Il ministro afghano dei Rifugiati e per i rimpatri, Khalil Haqqani, è morto a causa di un’esplosione che si è verificata nel suo dicastero nella capitale Kabul. Lo ha dichiarato una fonte del governo dei Talebani all'Afp.
La morte del ministro per i rifugiati afghano e gli scontri intestini
“Un'esplosione ha avuto luogo nel ministero dei Rifugiati e possiamo confermare che il ministro Khalil Ur-Rahman Haqqani ha perso la vita'', ha dichiarato la fonte. Al momento non si conosce la natura dell’evento, se di matrice dolosa o meno. Ciò non ha impedito però al funzionario anonimo di lanciarsi in un’ipotesi, dicendo che il politico “è stato martirizzato insieme ad alcuni suoi colleghi”. Khalil Ur-Rahman Haqqani era il fratello di Jalaluddin Haqqani, fondatore della temuta rete Haqqani, responsabile di alcuni degli attacchi più violenti durante i due decenni di insurrezione talebana.
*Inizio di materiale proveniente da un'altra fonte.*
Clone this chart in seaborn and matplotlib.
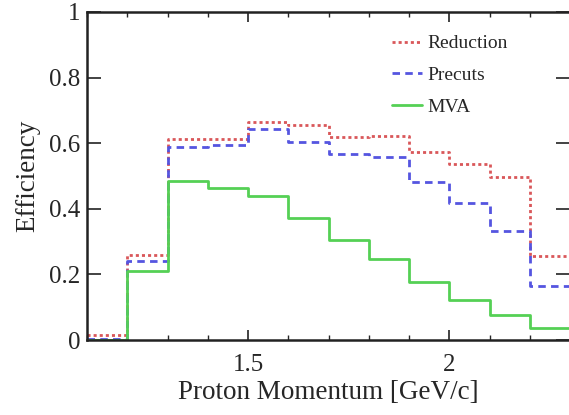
import numpy as np
import pandas as pd
import matplotlib
matplotlib.use("Agg")
import matplotlib.pyplot as plt
import seaborn as sns
from matplotlib.ticker import MultipleLocator, FixedLocator

bin_edges = [1.1, 1.2, 1.3, 1.4, 1.5, 1.6, 1.7, 1.8, 1.9, 2.0, 2.1, 2.2, 2.3]
reduction = [0.014, 0.258, 0.614, 0.612, 0.665, 0.654, 0.618, 0.623, 0.574, 0.536, 0.498, 0.256]
precuts = [0.004, 0.242, 0.589, 0.595, 0.643, 0.605, 0.567, 0.557, 0.481, 0.417, 0.332, 0.165]
mva = [0.0, 0.209, 0.485, 0.463, 0.440, 0.371, 0.305, 0.246, 0.178, 0.122, 0.076, 0.038]
series_names = ["Reduction", "Precuts", "MVA"]
x_ticks = [1.5, 2.0]
x_tick_labels = ["1.5", "2"]
y_ticks = [0, 0.2, 0.4, 0.6, 0.8, 1.0]
y_tick_labels = ["0", "0.2", "0.4", "0.6", "0.8", "1"]

sns.set_theme(style="ticks")
plt.rcParams['font.family'] = ['Liberation Serif', 'DejaVu Serif']

rows = []
for name, vals in zip(series_names, [reduction, precuts, mva]):
    xs = list(bin_edges)
    ys = list(vals) + [vals[-1]]
    for xv, yv in zip(xs, ys):
        rows.append({"p": xv, "eff": yv, "series": name})
df = pd.DataFrame(rows)

fig = plt.figure(figsize=(5.69, 4.15), dpi=100)
ax = fig.add_axes([87/569, 75/415, (570-87)/569, 328/415])

palette = {"Reduction": "#d9575a", "Precuts": "#5555e0", "MVA": "#55d055"}
styles = {"Reduction": (0, (1.1, 1.1)), "Precuts": (0, (2.7, 1.9)), "MVA": "-"}
for name in series_names:
    sub = df[df["series"] == name]
    sns.lineplot(data=sub, x="p", y="eff", ax=ax, color=palette[name],
                 linestyle=styles[name], linewidth=2.0, drawstyle="steps-post",
                 label=name, estimator=None, sort=False)

ax.set_xlim(1.1, 2.3)
ax.set_ylim(0, 1)
ax.xaxis.set_major_locator(FixedLocator(x_ticks))
ax.set_xticklabels(x_tick_labels)
ax.xaxis.set_minor_locator(MultipleLocator(0.1))
ax.yaxis.set_major_locator(FixedLocator(y_ticks))
ax.set_yticklabels(y_tick_labels)
ax.tick_params(axis="both", which="major", direction="in", labelsize=18,
               top=True, right=True, width=1.2, color="#222222")
ax.tick_params(axis="x", which="major", length=7, pad=10)
ax.tick_params(axis="y", which="major", length=10, pad=5)
ax.tick_params(axis="x", which="minor", direction="in", length=3.5, top=True, width=1.0)
for s in ax.spines.values():
    s.set_linewidth(1.8)
    s.set_color("#222222")
ax.set_xlabel("Proton Momentum [GeV/c]", fontsize=19.5, labelpad=3)
ax.set_ylabel("Efficiency", fontsize=19.5, labelpad=6)

ax.legend(loc="upper left", bbox_to_anchor=(384/569, 1 - 27/415),
          bbox_transform=fig.transFigure, frameon=False, fontsize=14,
          handlelength=1.55, handletextpad=0.3, labelspacing=0.72, borderaxespad=0)

fig.savefig("out.png", dpi=100)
Era anche lo zio di Sirajuddin Haqqani, l'attuale ministro degli Interni.
Se gli scontri a fuoco sono drasticamente diminuiti in Afghanistan da quando le forze talebane hanno preso il controllo del Paese nel 2021, ponendo fine al conflitto contro gli Stati Uniti e le forze straniere di occupazione a guida Nato, il capitolo regionale dello Stato Islamico, noto come Stato Islamico Khorasan, è attivo in Afghanistan e prende regolarmente di mira civili, stranieri e funzionari talebani con attacchi armati e bombe.
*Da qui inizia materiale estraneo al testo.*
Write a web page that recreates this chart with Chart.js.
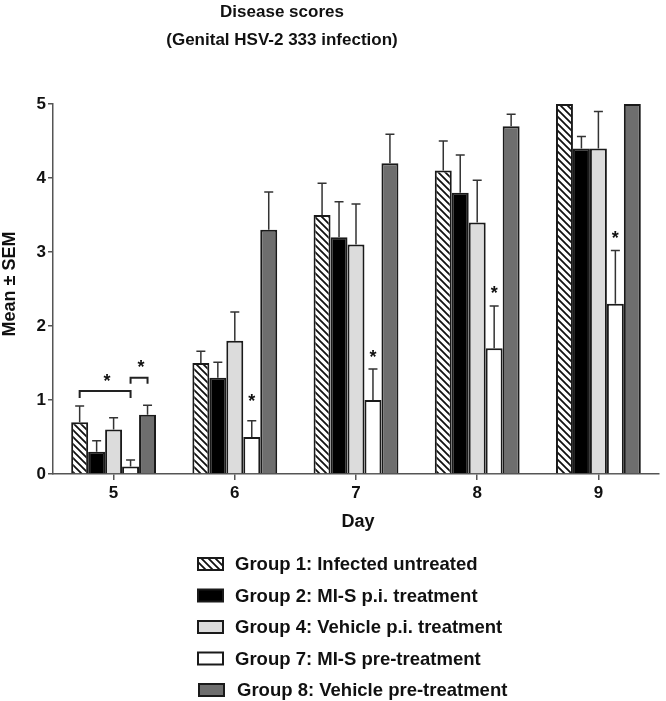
<!DOCTYPE html>
<html>
<head>
<meta charset="utf-8">
<script src="https://cdn.jsdelivr.net/npm/chart.js@4/dist/chart.umd.min.js"></script>
<style>
  html, body { margin: 0; padding: 0; background: #fff; }
  #wrap { width: 666px; height: 701px; }
</style>
</head>
<body>
<div id="wrap"><canvas id="c" width="666" height="701"></canvas></div>
<script>
// ---- data ----
const days = ['5', '6', '7', '8', '9']
const groupNames = [
  'Group 1: Infected untreated',
  'Group 2: MI-S p.i. treatment',
  'Group 4: Vehicle p.i. treatment',
  'Group 7: MI-S pre-treatment',
  'Group 8: Vehicle pre-treatment'
]
const g1Mean = [0.7, 1.5, 3.5, 4.1, 5.0]
const g1Sem = [0.22, 0.16, 0.43, 0.40, 0]
const g2Mean = [0.3, 1.3, 3.2, 3.8, 4.4]
const g2Sem = [0.15, 0.21, 0.48, 0.51, 0.16]
const g4Mean = [0.6, 1.8, 3.1, 3.4, 4.4]
const g4Sem = [0.16, 0.39, 0.55, 0.57, 0.50]
const g7Mean = [0.1, 0.5, 1.0, 1.7, 2.3]
const g7Sem = [0.09, 0.22, 0.42, 0.57, 0.72]
const g8Mean = [0.8, 3.3, 4.2, 4.7, 5.0]
const g8Sem = [0.13, 0.51, 0.39, 0.16, 0]
const yTicks = [0, 1, 2, 3, 4, 5]

// significance marks: [datasetIndex, dayIndex, star value]
const stars = [[3, 1, 1.03], [3, 2, 1.63], [3, 3, 2.50], [3, 4, 3.24]]
// brackets at day 5: [fromDataset, toDataset, level, star value]
const brackets = [[0, 3, 1.12, 1.30], [3, 4, 1.30, 1.50]]

const means = [g1Mean, g2Mean, g4Mean, g7Mean, g8Mean]
const sems = [g1Sem, g2Sem, g4Sem, g7Sem, g8Sem]

// hatch pattern for group 1
function hatch(size) {
  const p = document.createElement('canvas')
  p.width = size; p.height = size
  const g = p.getContext('2d')
  g.fillStyle = '#fff'
  g.fillRect(0, 0, size, size)
  g.strokeStyle = '#111'
  g.lineWidth = 1.8
  g.beginPath()
  g.moveTo(-1, -1); g.lineTo(size + 1, size + 1)
  g.moveTo(-2, size - 2); g.lineTo(2, size + 2)
  g.moveTo(size - 2, -2); g.lineTo(size + 2, 2)
  g.stroke()
  return document.getElementById('c').getContext('2d').createPattern(p, 'repeat')
}
const hatchFill = hatch(7)
const fills = [hatchFill, '#000000', '#dcdcdc', '#ffffff', '#6e6e6e']

const font = (s) => 'bold ' + s + 'px "Liberation Sans", Arial, sans-serif'

const extras = {
  id: 'extras',
  afterDatasetsDraw(chart) {
    const ctx = chart.ctx
    const y = chart.scales.y
    ctx.save()
    // error bars (upper only)
    ctx.strokeStyle = '#333'
    ctx.lineWidth = 1.5
    means.forEach((m, di) => {
      const meta = chart.getDatasetMeta(di)
      meta.data.forEach((bar, i) => {
        if (!sems[di][i]) return
        const top = y.getPixelForValue(m[i] + sems[di][i])
        ctx.beginPath()
        ctx.moveTo(bar.x, bar.y)
        ctx.lineTo(bar.x, top)
        ctx.moveTo(bar.x - 4.5, top)
        ctx.lineTo(bar.x + 4.5, top)
        ctx.stroke()
      })
    })
    // stars
    ctx.fillStyle = '#111'
    ctx.font = font(18)
    ctx.textAlign = 'center'
    ctx.textBaseline = 'alphabetic'
    stars.forEach(([di, i, v]) => {
      const bar = chart.getDatasetMeta(di).data[i]
      ctx.fillText('*', bar.x, y.getPixelForValue(v) + 9.5)
    })
    // brackets
    ctx.strokeStyle = '#222'
    ctx.lineWidth = 2
    brackets.forEach(([a, b, lvl, sv], k) => {
      const x1 = chart.getDatasetMeta(a).data[0].x
      const x2 = chart.getDatasetMeta(b).data[0].x
      const py = y.getPixelForValue(lvl)
      const drop = k === 0 ? 7 : 6
      ctx.beginPath()
      ctx.moveTo(x1, py + drop)
      ctx.lineTo(x1, py)
      ctx.lineTo(x2, py)
      ctx.lineTo(x2, py + drop)
      ctx.stroke()
      ctx.fillText('*', (x1 + x2) / 2 + 2, y.getPixelForValue(sv) + 9.5)
    })
    ctx.restore()
  },
  afterDraw(chart) {
    const ctx = chart.ctx
    const area = chart.chartArea
    ctx.save()
    ctx.fillStyle = '#111'
    // title
    ctx.font = font(17)
    ctx.textAlign = 'center'
    ctx.textBaseline = 'alphabetic'
    ctx.fillText('Disease scores', 282, 17)
    ctx.fillText('(Genital HSV-2 333 infection)', 282, 45)
    // axis titles
    ctx.font = font(18)
    ctx.fillText('Day', (area.left + area.right) / 2 + 2, 527)
    ctx.save()
    ctx.translate(15, (area.top + area.bottom) / 2 - 5)
    ctx.rotate(-Math.PI / 2)
    ctx.fillText('Mean \u00b1 SEM', 0, 0)
    ctx.restore()
    // legend
    ctx.textAlign = 'left'
    ctx.textBaseline = 'middle'
    ctx.font = font(18.5)
    groupNames.forEach((name, i) => {
      const cy = 564 + i * 31.5
      const dx = i === 4 ? 1 : 0
      ctx.fillStyle = fills[i]
      ctx.fillRect(198 + dx, cy - 6, 25, 12)
      ctx.strokeStyle = '#1a1a1a'
      ctx.lineWidth = 2
      ctx.strokeRect(198 + dx, cy - 6, 25, 12)
      ctx.fillStyle = '#111'
      ctx.fillText(name, 235 + dx * 2, cy + 1)
    })
    ctx.restore()
  }
}

new Chart(document.getElementById('c'), {
  type: 'bar',
  data: {
    labels: days,
    datasets: groupNames.map((name, i) => ({
      label: name,
      data: means[i],
      backgroundColor: fills[i],
      borderColor: '#1a1a1a',
      borderWidth: 2,
      categoryPercentage: 0.7,
      barPercentage: 1.0
    }))
  },
  options: {
    responsive: false,
    animation: false,
    layout: { padding: { top: 104, left: 0, right: 7, bottom: 197 } },
    plugins: { legend: { display: false }, title: { display: false }, tooltip: { enabled: false } },
    scales: {
      x: {
        grid: { drawOnChartArea: false, offset: false, tickLength: 6, color: '#555', lineWidth: 1.5 },
        border: { color: '#555', width: 1.5 },
        ticks: { font: { family: '"Liberation Sans", Arial, sans-serif', size: 17, weight: 'bold' }, color: '#111', padding: 3 },
        afterFit: (s) => { s.height = 30 }
      },
      y: {
        min: 0,
        max: 5,
        afterBuildTicks: (s) => { s.ticks = yTicks.map(v => ({ value: v })) },
        grid: { drawOnChartArea: false, tickLength: 5, color: '#555', lineWidth: 1.5 },
        border: { color: '#555', width: 1.5 },
        ticks: { font: { family: '"Liberation Sans", Arial, sans-serif', size: 17, weight: 'bold' }, color: '#111', padding: 2 },
        afterFit: (s) => { s.width = 53 }
      }
    }
  },
  plugins: [extras]
})
</script>
</body>
</html>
Migrantes: in Ue soprattutto rifugiati da Siria e Afghanistan
La guerra, il ritorno dei talebani al potere, le pesanti limitazioni agli aiuti internazionali legati al mancato rispetto dei diritti umani: in Afghanistan la popolazione civile sta vivendo da anni gli effetti di una crisi che li costringe, quando possibile (quindi di fatto non vale per le donne, che vivono le condizioni peggiori) a scappare dalle loro casa, dalla loro terra, sperando di trovare fortuna e una possibilità di vita migliore altrove. Arrivano da quel Paese (101 mila), secondo solo alla Siria (circa 183 mila) la maggior parte dei richiedenti asilo nell'Unione Europea, stando ai dati che fanno riferimento al 2023 raccolti nel report della Fondazione Migrantes "Il diritto d'asilo" dedicato alle migrazioni forzate.
A seguire Turchia, Venezuela, Colombia, Bangladesh, Pakistan, Marocco, Egitto e Perù. Numeri che testimoniano come nel 2023 l'instabilità globale ha sospinto verso l'Unione Europea un numero crescente di rifugiati, benché si tratti sempre di una minoranza rispetto allo sradicamento forzato che si registra in altre aree del mondo. I “richiedenti per la prima volta" nel territorio dell'Ue hanno superato il milione, facendo registrare un aumento del 20% rispetto al 2022. Ma nello stesso 2023, a livello planetario hanno chiesto asilo su base individuale 3,6 milioni di persone (erano state "solo" 2,6 milioni nel 2022: + 40%).
E nel 2024, anno che si sta per chiudere, com’è andata? Sembra che ci sia un’inversione di tendenza: fra gennaio e giugno i richiedenti asilo per la prima volta nell'Unione sono stati circa 449 mila, contro i 475 mila dello stesso periodo 2023 (- 5%). Il primo Paese per richiedenti registrati nel 2023 è stata la Germania (329 mila, + 51%), seguita da Spagna, Francia e Italia. Sempre l’anno scorso l'Ue ha garantito protezione, in totale, a 409.500 richiedenti (status di rifugiato, protezione sussidiaria o umanitaria fra prima istanza e istanza finale su ricorso): un dato complessivo in crescita rispetto all'anno precedente, quando una delle tre forme di protezione era stata garantita a poco più di 383.500 persone.